Shayndi Raice
WSJ, July 26, 2023
“Legal scholars say petitioners would have to prove several things in order for the court to strike down the law. Opponents would have to prove that the law undermines the core values of Israel as a Jewish and democratic state. They could also try to prove that there were flaws in the legislative process.”
Israel’s Supreme Court said Wednesday that it would hear a petition challenging the constitutionality of a judicial overhaul law enacted earlier this week, setting up a possible showdown between the court and the government.
The court, however, didn’t issue an immediate injunction, as petitioners had requested.
Nongovernmental organizations and others filed petitions asking Israel’s highest court to overturn the law, which is akin to a constitutional amendment that does away with the court’s power to strike down government decisions it determines are extremely unreasonable.
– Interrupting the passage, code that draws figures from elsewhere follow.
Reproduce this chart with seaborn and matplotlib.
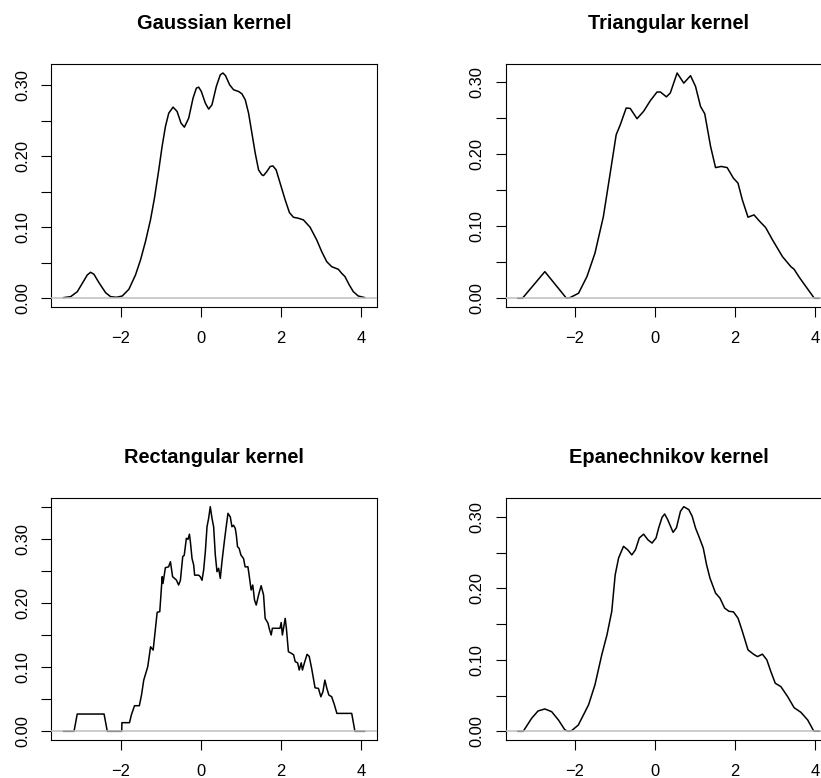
import numpy as np
import matplotlib
matplotlib.use("Agg")
import matplotlib.pyplot as plt
import seaborn as sns

# ---------------- data ----------------
titles = ["Gaussian kernel", "Triangular kernel", "Rectangular kernel", "Epanechnikov kernel"]
x_ticks = [-2, 0, 2, 4]

gauss_x = [-3.426, -3.244, -3.078, -2.953, -2.829, -2.746, -2.663, -2.538, -2.372, -2.248,
           -2.099, -1.957, -1.792, -1.626, -1.501, -1.377, -1.252, -1.153, -1.045, -0.962,
           -0.879, -0.796, -0.688, -0.588, -0.489, -0.406, -0.298, -0.190, -0.107, -0.049,
           0.017, 0.117, 0.200, 0.283, 0.391, 0.490, 0.557, 0.623, 0.723, 0.822,
           0.947, 1.030, 1.113, 1.196, 1.279, 1.362, 1.445, 1.528, 1.569, 1.652,
           1.735, 1.802, 1.884, 1.984, 2.109, 2.216, 2.316, 2.440, 2.565, 2.731,
           2.897, 3.021, 3.146, 3.270, 3.436, 3.519, 3.602, 3.710, 3.810, 3.934, 4.100]
gauss_y = [0.0009, 0.0023, 0.0093, 0.0211, 0.0328, 0.0366, 0.0338, 0.0220, 0.0079, 0.0023,
           0.0014, 0.0032, 0.0126, 0.0328, 0.0539, 0.0798, 0.1103, 0.1408, 0.1807, 0.2136,
           0.2417, 0.2605, 0.2690, 0.2629, 0.2464, 0.2408, 0.2535, 0.2816, 0.2957, 0.2971,
           0.2910, 0.2746, 0.2662, 0.2723, 0.2981, 0.3145, 0.3170, 0.3131, 0.3004, 0.2934,
           0.2910, 0.2877, 0.2793, 0.2605, 0.2324, 0.2042, 0.1807, 0.1737, 0.1727, 0.1784,
           0.1854, 0.1863, 0.1807, 0.1619, 0.1385, 0.1206, 0.1140, 0.1126, 0.1103, 0.1000,
           0.0821, 0.0657, 0.0516, 0.0445, 0.0408, 0.0352, 0.0305, 0.0187, 0.0093, 0.0032, 0.0009]

tri_x = [-3.43, -3.31, -2.75, -2.21, -2.12, -1.91, -1.70, -1.50, -1.29, -1.12,
         -0.97, -0.87, -0.72, -0.62, -0.45, -0.285, -0.118, 0.05, 0.134, 0.283,
         0.38, 0.551, 0.717, 0.885, 1.01, 1.135, 1.24, 1.386, 1.51, 1.654,
         1.80, 1.955, 2.07, 2.18, 2.32, 2.47, 2.60, 2.76, 2.93, 3.18,
         3.39, 3.47, 3.60, 3.975, 4.10]
tri_y = [0.0, 0.0, 0.0369, 0.0, 0.001, 0.0069, 0.030, 0.0624, 0.113, 0.173,
         0.2265, 0.240, 0.2635, 0.263, 0.2487, 0.259, 0.2737, 0.2857, 0.2857, 0.279,
         0.2843, 0.312, 0.298, 0.3083, 0.2935, 0.2657, 0.2556, 0.2103, 0.181, 0.1826,
         0.181, 0.1664, 0.1595, 0.136, 0.1123, 0.1155, 0.1072, 0.098, 0.081, 0.0577,
         0.0438, 0.0402, 0.029, 0.0, 0.0]

rect_x = [-3.43, -3.16, -3.08, -2.41, -2.33, -1.97, -1.965, -1.775, -1.73, -1.65,
          -1.53, -1.476, -1.42, -1.32, -1.25, -1.185, -1.085, -1.02, -0.96, -0.94,
          -0.88, -0.80, -0.754, -0.70, -0.605, -0.55, -0.505, -0.447, -0.41, -0.356,
          -0.315, -0.28, -0.256, -0.215, -0.174, -0.15, -0.05, -0.01, 0.034, 0.075,
          0.117, 0.159, 0.20, 0.24, 0.283, 0.324, 0.366, 0.408, 0.449, 0.49,
          0.532, 0.59, 0.632, 0.682, 0.74, 0.78, 0.82, 0.864, 0.89, 0.92,
          0.96, 1.005, 1.07, 1.11, 1.18, 1.21, 1.26, 1.30, 1.345, 1.387,
          1.445, 1.51, 1.57, 1.61, 1.68, 1.71, 1.76, 1.79, 1.98, 2.01,
          2.04, 2.11, 2.14, 2.19, 2.26, 2.32, 2.36, 2.42, 2.46, 2.51,
          2.54, 2.59, 2.656, 2.71, 2.77, 2.855, 2.94, 3.00, 3.05, 3.10,
          3.15, 3.20, 3.27, 3.34, 3.40, 3.77, 3.85, 4.10]
rect_y = [0.0, 0.0, 0.027, 0.027, 0.0, 0.0, 0.0135, 0.0135, 0.0255, 0.040,
          0.040, 0.0567, 0.080, 0.101, 0.132, 0.127, 0.186, 0.187, 0.2416, 0.231,
          0.2557, 0.257, 0.265, 0.2416, 0.2364, 0.2286, 0.236, 0.273, 0.275, 0.3016,
          0.300, 0.308, 0.296, 0.270, 0.260, 0.244, 0.244, 0.2416, 0.236, 0.252,
          0.2806, 0.3197, 0.333, 0.351, 0.333, 0.3197, 0.2755, 0.2494, 0.2547, 0.239,
          0.265, 0.296, 0.317, 0.3406, 0.335, 0.3197, 0.322, 0.317, 0.3067, 0.2885,
          0.2859, 0.2755, 0.270, 0.257, 0.257, 0.244, 0.2208, 0.2286, 0.205, 0.1973,
          0.213, 0.2275, 0.213, 0.1765, 0.169, 0.161, 0.1505, 0.161, 0.161, 0.170,
          0.1505, 0.1765, 0.161, 0.1244, 0.122, 0.1195, 0.1088, 0.107, 0.0958, 0.107,
          0.0958, 0.107, 0.1203, 0.117, 0.0984, 0.068, 0.067, 0.054, 0.0614, 0.080,
          0.067, 0.0567, 0.054, 0.041, 0.028, 0.028, 0.0, 0.0]

epan_x = [-3.43, -3.29, -3.08, -2.92, -2.75, -2.58, -2.41, -2.25, -2.165, -2.08,
          -1.915, -1.66, -1.50, -1.33, -1.20, -1.08, -0.995, -0.91, -0.787, -0.68,
          -0.58, -0.49, -0.393, -0.285, -0.176, -0.075, 0.025, 0.09, 0.175, 0.24,
          0.316, 0.45, 0.534, 0.634, 0.717, 0.842, 0.927, 1.01, 1.093, 1.203,
          1.286, 1.37, 1.51, 1.62, 1.737, 1.845, 1.955, 2.07, 2.18, 2.32,
          2.456, 2.556, 2.68, 2.79, 2.89, 3.0, 3.14, 3.31, 3.47, 3.64,
          3.81, 3.96, 4.10]
epan_y = [0.0, 0.0, 0.0182, 0.0285, 0.0313, 0.0275, 0.0158, 0.002, 0.0, 0.001,
          0.0088, 0.037, 0.065, 0.107, 0.135, 0.168, 0.219, 0.2426, 0.259, 0.254,
          0.247, 0.254, 0.2707, 0.276, 0.268, 0.2636, 0.2707, 0.2847, 0.2996, 0.3043,
          0.2963, 0.2786, 0.285, 0.308, 0.3145, 0.3104, 0.301, 0.2847, 0.273, 0.2566,
          0.2332, 0.2146, 0.1935, 0.1865, 0.1725, 0.168, 0.1673, 0.1585, 0.1397, 0.114,
          0.108, 0.1046, 0.108, 0.100, 0.0836, 0.0673, 0.0626, 0.0485, 0.0331, 0.0266,
          0.0158, 0.0004, 0.0]

series = [(gauss_x, gauss_y), (tri_x, tri_y), (rect_x, rect_y), (epan_x, epan_y)]

# ---------------- style ----------------
sns.set_style("white")
plt.rcParams["font.family"] = ["Liberation Sans", "DejaVu Sans"]
plt.rcParams["text.color"] = "black"

W, H = 821, 778
fig = plt.figure(figsize=(W / 100, H / 100), dpi=100)

# axes boxes in pixels: (left, top, width, height)
boxes = [(51.3, 64.0, 325.7, 243.3), (505.7, 64.0, 325.7, 243.3),
         (51.3, 497.7, 325.7, 242.6), (505.7, 497.7, 325.7, 242.6)]

all_x = gauss_x
xr = max(all_x) - min(all_x)
xlim = (min(all_x) - 0.04 * xr, max(all_x) + 0.04 * xr)

for (l, t, w, h), title, (xs, ys) in zip(boxes, titles, series):
    ax = fig.add_axes([l / W, 1 - (t + h) / H, w / W, h / H])
    sns.lineplot(x=xs, y=ys, ax=ax, color="black", linewidth=1.1,
                 sort=False, estimator=None, zorder=2)
    ax.axhline(0, color="#BEBEBE", linewidth=1.1, zorder=3)
    ymax = max(ys)
    ax.set_xlim(*xlim)
    ax.set_ylim(-0.04 * ymax, 1.04 * ymax)
    ax.set_xticks(x_ticks)
    ax.set_xticklabels([f"{v}".replace("-", "\u2212") for v in x_ticks])
    yt = np.arange(0, ymax + 1e-9, 0.05)
    ax.set_yticks(yt)
    ax.set_yticklabels([f"{v:.2f}" if i % 2 == 0 else "" for i, v in enumerate(yt)],
                       rotation=90, va="center")
    ax.tick_params(axis="both", which="both", direction="out", length=7.5, width=0.8,
                   color="black", labelsize=11.9, labelcolor="black",
                   bottom=True, left=True, top=False, right=False)
    ax.tick_params(axis="x", pad=9.8)
    ax.tick_params(axis="y", pad=7.5)
    for s in ax.spines.values():
        s.set_visible(True)
        s.set_color("black")
        s.set_linewidth(0.8)
    ax.set_title(title, fontsize=14.4, fontweight="bold", pad=25, color="black")
    ax.set_xlabel("")
    ax.set_ylabel("")
    ax.grid(False)

fig.savefig("out.png", dpi=100)
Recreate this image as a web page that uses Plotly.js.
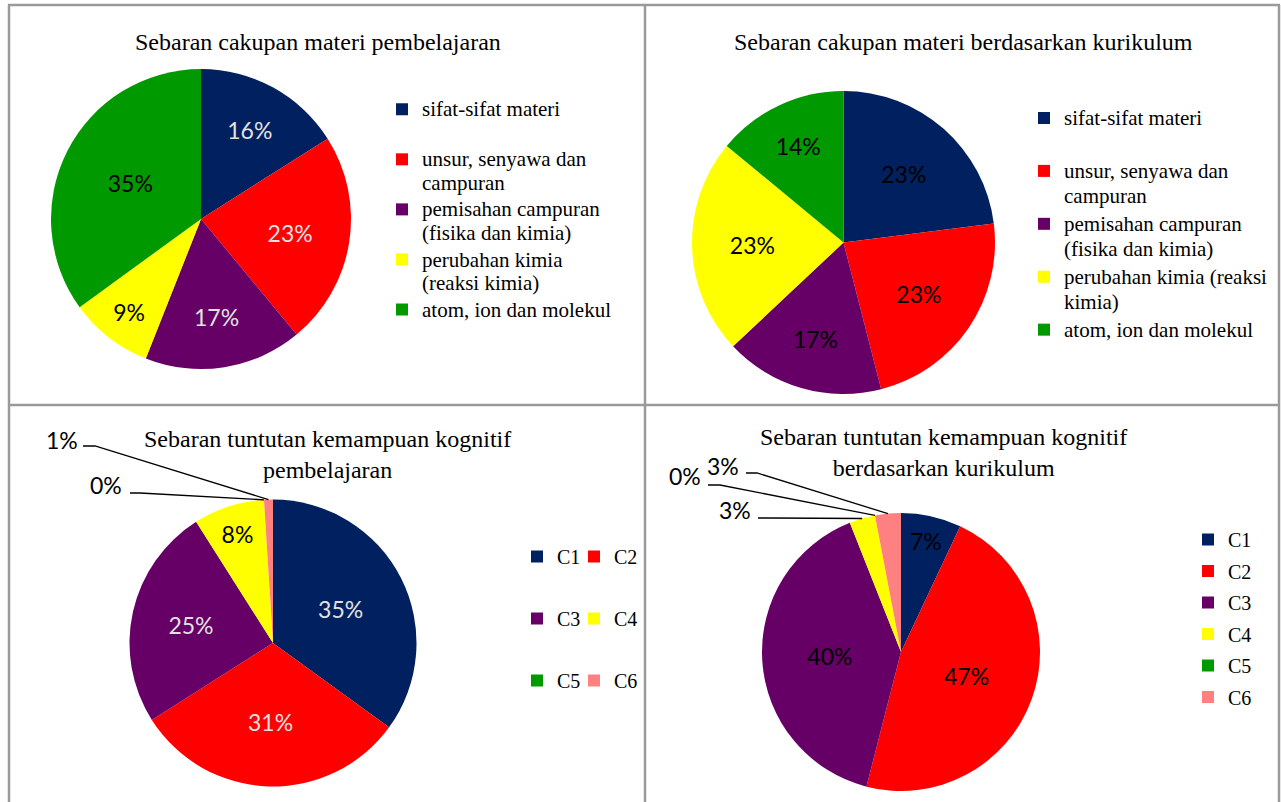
<!DOCTYPE html>
<html><head><meta charset="utf-8">
<script src="https://cdn.plot.ly/plotly-3.0.1.min.js"></script>
<style>html,body{margin:0;padding:0;background:#fff;overflow:hidden}#chart{width:1281px;height:802px}</style>
</head><body><div id="chart"></div>
<script>
const W = 1281, H = 802;

// ---------- data ----------
const materiLabels = ['sifat-sifat materi', 'unsur, senyawa dan campuran', 'pemisahan campuran (fisika dan kimia)', 'perubahan kimia (reaksi kimia)', 'atom, ion dan molekul'];
// legend lines as wrapped in the original
const materiLegendTL = [['sifat-sifat materi', '\u00a0'], ['unsur, senyawa dan', 'campuran'], ['pemisahan campuran', '(fisika dan kimia)'], ['perubahan kimia', '(reaksi kimia)'], ['atom, ion dan molekul']];
const materiLegendTR = [['sifat-sifat materi', '\u00a0'], ['unsur, senyawa dan', 'campuran'], ['pemisahan campuran', '(fisika dan kimia)'], ['perubahan kimia (reaksi', 'kimia)'], ['atom, ion dan molekul']];
const materiPembelajaran = [16, 23, 17, 9, 35];
const materiKurikulum = [23, 23, 17, 23, 14];

const kognitifLabels = ['C1', 'C2', 'C3', 'C4', 'C5', 'C6'];
const kognitifPembelajaran = [35, 31, 25, 8, 0, 1];
const kognitifKurikulum = [7, 47, 40, 3, 0, 3];

const titleTL = 'Sebaran cakupan materi pembelajaran';
const titleTR = 'Sebaran cakupan materi berdasarkan kurikulum';
const titleBL = 'Sebaran tuntutan kemampuan kognitif<br>pembelajaran';
const titleBR = 'Sebaran tuntutan kemampuan kognitif<br>berdasarkan kurikulum';

// ---------- style ----------
const colors = ['#002060', '#FF0000', '#660066', '#FFFF00', '#009900', '#FF8080'];
const LIGHT = '#e2e2e2', DARK = '#000000';
const serif = 'Liberation Serif, Times New Roman, serif';
const sans = 'Lato, Carlito, Open Sans, sans-serif';

const px = x => x / W;
const py = y => 1 - y / H;
function dom(cx, cy, r) { return {x: [px(cx - r), px(cx + r)], y: [py(cy + r), py(cy - r)]}; }

// pie geometry (pixels): centre and radius
const geoTL = {cx: 201, cy: 219, r: 150};
const geoTR = {cx: 843.5, cy: 242.5, r: 151.5};
const geoBL = {cx: 273, cy: 643, r: 143.5};
const geoBR = {cx: 901, cy: 652, r: 139};

function pct(vals, i) { const s = vals.reduce((a, b) => a + b, 0); return Math.round(100 * vals[i] / s) + '%'; }
function edgePoint(vals, i, g) {
  const s = vals.reduce((a, b) => a + b, 0);
  let before = 0; for (let k = 0; k < i; k++) before += vals[k];
  const a = 2 * Math.PI * (before + vals[i] / 2) / s;
  return [g.cx + g.r * Math.sin(a), g.cy - g.r * Math.cos(a)];
}

function pie(vals, labels, geo, textColors, outsideIdx) {
  return {
    type: 'pie', values: vals, labels: labels, sort: false, direction: 'clockwise', rotation: 0,
    domain: dom(geo.cx, geo.cy, geo.r),
    marker: {colors: colors.slice(0, vals.length), line: {width: 0}},
    textposition: 'inside', insidetextorientation: 'horizontal',
    texttemplate: vals.map((v, i) => outsideIdx.includes(i) ? '' : '%{percent:.0%}'),
    insidetextfont: {family: sans, size: 23, color: textColors},
    hoverinfo: 'label+percent', showlegend: false
  };
}

const traces = [
  pie(materiPembelajaran, materiLabels, geoTL, [LIGHT, LIGHT, LIGHT, DARK, DARK], []),
  pie(materiKurikulum, materiLabels, geoTR, [DARK, DARK, DARK, DARK, DARK], []),
  pie(kognitifPembelajaran, kognitifLabels, geoBL, [LIGHT, LIGHT, LIGHT, DARK, DARK, DARK], [4, 5]),
  pie(kognitifKurikulum, kognitifLabels, geoBR, [DARK, DARK, DARK, DARK, DARK, DARK], [3, 4, 5])
];

// legend entries (no data drawn)
function legendEntry(name, color, legend, group) {
  const t = {type: 'scatter', x: [null], y: [null], mode: 'markers', name: name,
    marker: {symbol: 'square', size: 12, color: color},
    legend: legend, showlegend: true, hoverinfo: 'skip'};
  if (group) t.legendgroup = group;
  return t;
}
const big = lines => lines.map(l => '<span style="font-size:21px">' + l + '</span>').join('<br>');
materiLegendTL.forEach((lab, i) => traces.push(legendEntry(big(lab), colors[i], 'legend')));
materiLegendTR.forEach((lab, i) => traces.push(legendEntry(big(lab), colors[i], 'legend2')));
kognitifLabels.forEach((lab, i) => traces.push(legendEntry(lab, colors[i], (i % 2 === 0) ? 'legend3' : 'legend4', 'bl' + i)));
kognitifLabels.forEach((lab, i) => traces.push(legendEntry(lab, colors[i], 'legend5', 'br' + i)));

// outside labels with leader lines (label placement in pixels)
const outsideBL = [
  {i: 5, tx: 62, ty: 440, sx: 83, sy: 446, kx: 95},
  {i: 4, tx: 106, ty: 485, sx: 130, sy: 493, kx: 140}
];
const outsideBR = [
  {i: 5, tx: 723, ty: 466, sx: 746, sy: 473, kx: 757},
  {i: 4, tx: 685, ty: 476, sx: 708, sy: 485, kx: 720},
  {i: 3, tx: 735, ty: 510, sx: 758, sy: 518, kx: 770}
];

const annotations = [];
const shapes = [];
function addTitle(text, x, y) {
  annotations.push({text: text, x: px(x), y: py(y), xref: 'paper', yref: 'paper', showarrow: false,
    xanchor: 'center', yanchor: 'middle', font: {family: serif, size: 24, color: '#000'}});
}
addTitle(titleTL, 318, 42);
addTitle(titleTR, 964, 42);
addTitle(titleBL, 327, 454);
addTitle(titleBR, 943.5, 453);

function addOutside(list, vals, geo) {
  list.forEach(o => {
    annotations.push({text: pct(vals, o.i), x: px(o.tx), y: py(o.ty), xref: 'paper', yref: 'paper', showarrow: false,
      xanchor: 'center', yanchor: 'middle', font: {family: sans, size: 23, color: '#000'}});
    const e = edgePoint(vals, o.i, geo);
    shapes.push({type: 'path', xref: 'paper', yref: 'paper',
      path: 'M' + px(o.sx) + ',' + py(o.sy) + ' L' + px(o.kx) + ',' + py(o.sy) + ' L' + px(e[0]) + ',' + py(e[1]),
      line: {color: '#000', width: 1.3}});
  });
}
addOutside(outsideBL, kognitifPembelajaran, geoBL);
addOutside(outsideBR, kognitifKurikulum, geoBR);

// frame lines
const frameColor = '#9a9a9a';
function hline(y, x0, x1) { shapes.push({type: 'line', xref: 'paper', yref: 'paper', x0: px(x0), x1: px(x1), y0: py(y), y1: py(y), line: {color: frameColor, width: 2.5}}); }
function vline(x, y0, y1) { shapes.push({type: 'line', xref: 'paper', yref: 'paper', x0: px(x), x1: px(x), y0: py(y0), y1: py(y1), line: {color: frameColor, width: 2.5}}); }
hline(5, 8, 1280);
hline(405, 8, 1280);
vline(9, 5, 802);
vline(645, 5, 802);
vline(1279, 5, 802);

function leg(x, y, size) {
  return {x: px(x), y: py(y), xanchor: 'left', yanchor: 'top', bgcolor: 'rgba(0,0,0,0)', borderwidth: 0,
    valign: 'top', itemsizing: 'trace', font: {family: serif, size: size, color: '#000'}};
}

const layout = {
  width: W, height: H, margin: {l: 0, r: 0, t: 0, b: 0},
  paper_bgcolor: '#fff', plot_bgcolor: '#fff',
  font: {family: serif, color: '#000'},
  xaxis: {visible: false}, yaxis: {visible: false},
  legend: leg(382, 91, 18.1),
  legend2: leg(1024, 99, 19.2),
  legend3: Object.assign(leg(517, 537, 20), {tracegroupgap: 33}),
  legend4: Object.assign(leg(574, 537, 20), {tracegroupgap: 33}),
  legend5: Object.assign(leg(1188, 520, 20), {tracegroupgap: 2.5}),
  annotations: annotations, shapes: shapes,
  showlegend: true
};

Plotly.newPlot('chart', traces, layout, {displayModeBar: false, staticPlot: true});
</script>
</body></html>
Rejecting such a quasi-constitutional law is something the Supreme Court has never done, but is now under public pressure to do.
The court set a preliminary hearing, which will be heard by one justice, for September. The court can then decide to bring the case before an extended panel that could include as many as 11 justices.
The court’s decision to set a hearing doesn’t mean it will strike down the law—the question currently electrifying the country. Such a scenario would pit the government against the court and could lead to a full-blown constitutional crisis if the government were to ignore a court ruling.
The court’s decision to set the hearing so quickly means “they understand the urgency,” said Yaniv Roznai, a law professor at Reichman University in the Israeli city of Herzliya.
Israel’s doctors went on strike on Tuesday and authorities forcibly removed protesters from roadways during a night of unrest over a judicial overhaul carried out by Prime Minister Benjamin Netanyahu’s government.